### Exercise goal
Skip the pictures, please, and write out exactly the lines from the opening of the data through the line containing "import * as".

### Recorded data
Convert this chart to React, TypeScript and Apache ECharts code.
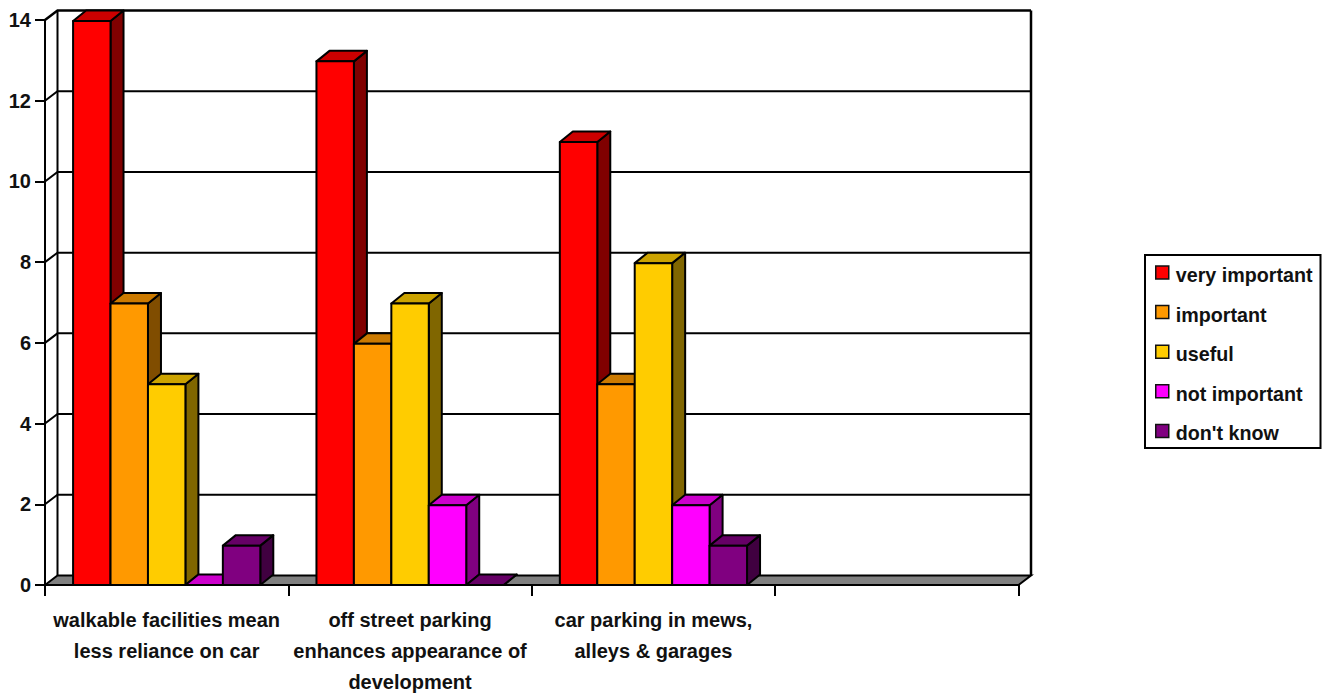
import React, { useEffect, useRef } from "react";
import * as echarts from "echarts";

const categories = [
  "walkable facilities mean\nless reliance on car",
  "off street parking\nenhances appearance of\ndevelopment",
  "car parking in mews,\nalleys & garages",
  "",
];
const seriesNames = ["very important", "important", "useful", "not important", "don't know"];
const veryImportant = [14, 13, 11];
const important = [7, 6, 5];
const useful = [5, 7, 8];
const notImportant = [0, 2, 2];
const dontKnow = [1, 0, 1];
const seriesValues = [veryImportant, important, useful, notImportant, dontKnow];
const frontColors = ["#ff0000", "#ff9900", "#ffcc00", "#ff00ff", "#800080"];
const topColors = ["#cc0000", "#cc7a00", "#cca300", "#cc00cc", "#660066"];
const sideColors = ["#800000", "#804d00", "#806600", "#800080", "#400040"];
const yTicks = [0, 2, 4, 6, 8, 10, 12, 14];

const DEPTH_X = 12.5;
const DEPTH_Y = -9.5;
const BAR_DEPTH_X = 13;
const BAR_DEPTH_Y = -10.5;
const BAR_TOP_INSET = 1;
const INK = "#000";
const FONT = "'Liberation Sans', Arial, sans-serif";

// Back wall, floor and gridlines of the pseudo-3D plot box.
function renderFrame(params: any, api: any) {
  const value = api.value(1);
  const rect = params.coordSys;
  const y = api.coord([0, value])[1];
  const left = rect.x;
  const right = rect.x + rect.width;
  const children: any[] = [];
  const lineStyle = { stroke: INK, lineWidth: value === 14 ? 2.5 : 2, fill: "none" };
  if (value === 0) {
    children.push({
      type: "polygon",
      shape: {
        points: [
          [left, y],
          [left + DEPTH_X, y + DEPTH_Y],
          [right + DEPTH_X, y + DEPTH_Y],
          [right, y],
        ],
      },
      style: { fill: "#808080", stroke: INK, lineWidth: 2 },
    });
    const topY = api.coord([0, yTicks[yTicks.length - 1]])[1];
    children.push({
      type: "polyline",
      shape: {
        points: [
          [left + DEPTH_X, y + DEPTH_Y],
          [left + DEPTH_X, topY + DEPTH_Y],
        ],
      },
      style: lineStyle,
    });
    children.push({
      type: "polyline",
      shape: {
        points: [
          [right + DEPTH_X, y + DEPTH_Y],
          [right + DEPTH_X, topY + DEPTH_Y],
        ],
      },
      style: { ...lineStyle, lineWidth: 2.5 },
    });
  } else {
    children.push({
      type: "polyline",
      shape: {
        points: [
          [left, y],
          [left + DEPTH_X, y + DEPTH_Y],
          [right + DEPTH_X, y + DEPTH_Y],
        ],
      },
      style: lineStyle,
    });
  }
  return { type: "group", children };
}

// One extruded bar: front face, top face and right side face.
function makeBarRenderer(seriesIndex: number) {
  return (_params: any, api: any) => {
    const value = api.value(1);
    const base = api.coord([api.value(0), 0]);
    const tip = api.coord([api.value(0), value]);
    const band = api.size([1, 0])[0];
    const w = band / 6.5;
    const x0 = base[0] - 2.5 * w + seriesIndex * w;
    const x1 = x0 + w;
    const yb = base[1];
    const yt = value > 0 ? tip[1] + BAR_TOP_INSET : tip[1];
    const border = { stroke: INK, lineWidth: 2, lineJoin: "round" };
    return {
      type: "group",
      children: [
        {
          type: "polygon",
          shape: {
            points: [
              [x1, yb],
              [x1 + BAR_DEPTH_X, yb + BAR_DEPTH_Y],
              [x1 + BAR_DEPTH_X, yt + BAR_DEPTH_Y],
              [x1, yt],
            ],
          },
          style: { fill: sideColors[seriesIndex], ...border },
        },
        {
          type: "polygon",
          shape: {
            points: [
              [x0, yt],
              [x0 + BAR_DEPTH_X, yt + BAR_DEPTH_Y],
              [x1 + BAR_DEPTH_X, yt + BAR_DEPTH_Y],
              [x1, yt],
            ],
          },
          style: { fill: topColors[seriesIndex], ...border },
        },
        {
          type: "rect",
          shape: { x: x0, y: yt, width: w, height: yb - yt },
          style: { fill: frontColors[seriesIndex], ...border },
        },
      ],
    };
  };
}

export default function App() {
  const ref = useRef<HTMLDivElement>(null);

  useEffect(() => {
    if (!ref.current) return;
    const chart = echarts.init(ref.current, undefined, { renderer: "svg" });
    chart.setOption({
      animation: false,
      backgroundColor: "#fff",
      grid: { left: 45, top: 20, width: 973.5, height: 565, containLabel: false, outerBoundsMode: "none" },
      legend: {
        show: true,
        orient: "vertical",
        left: 1145,
        top: 255,
        padding: [10, 8, 4.6, 10],
        itemWidth: 13,
        itemHeight: 13,
        itemGap: 19.6,
        icon: "rect",
        borderColor: INK,
        borderWidth: 2,
        backgroundColor: "#fff",
        selectedMode: false,
        data: seriesNames,
        itemStyle: { borderColor: "#111", borderWidth: 1.5 },
        formatter: "{label|{name}}",
        textStyle: {
          fontFamily: FONT,
          fontWeight: "bold",
          fontSize: 19.7,
          color: "#111",
          rich: {
            label: {
              fontFamily: FONT,
              fontWeight: "bold",
              fontSize: 19.7,
              color: "#111",
              lineHeight: 25,
              verticalAlign: "bottom",
              padding: [0, 0, 0, 2],
            },
          },
        },
      },
      xAxis: {
        type: "category",
        data: categories,
        boundaryGap: true,
        axisLine: { show: true, lineStyle: { color: INK, width: 2 } },
        axisTick: { show: true, length: 11, lineStyle: { color: INK, width: 2 } },
        axisLabel: {
          interval: 0,
          margin: 19,
          fontFamily: FONT,
          fontWeight: "bold",
          fontSize: 20,
          lineHeight: 31,
          color: "#111",
          hideOverlap: false,
        },
        splitLine: { show: false },
      },
      yAxis: {
        type: "value",
        min: 0,
        max: 14,
        interval: 2,
        axisLine: { show: true, lineStyle: { color: INK, width: 2 } },
        axisTick: { show: true, length: 10, lineStyle: { color: INK, width: 2 } },
        axisLabel: {
          margin: 14,
          fontFamily: FONT,
          fontWeight: "bold",
          fontSize: 20,
          color: "#111",
        },
        splitLine: { show: false },
      },
      series: [
        {
          type: "custom",
          silent: true,
          z: 1,
          renderItem: renderFrame,
          encode: { x: 0, y: 1 },
          data: yTicks.map((t) => [0, t]),
        },
        ...seriesNames.map((name, i) => ({
          type: "custom",
          name,
          z: 2 + i,
          itemStyle: { color: frontColors[i] },
          renderItem: makeBarRenderer(i),
          encode: { x: 0, y: 1 },
          data: seriesValues[i].map((v, c) => [c, v]),
        })),
      ],
    });
    return () => chart.dispose();
  }, []);

  return (
    <div
      ref={ref}
      style={{ position: "fixed", left: 0, top: 0, width: 1332, height: 698, background: "#fff" }}
    />
  );
}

### Output
Convert this chart to React, TypeScript and Apache ECharts code.
import React, { useEffect, useRef } from "react";
import * as echarts from "echarts";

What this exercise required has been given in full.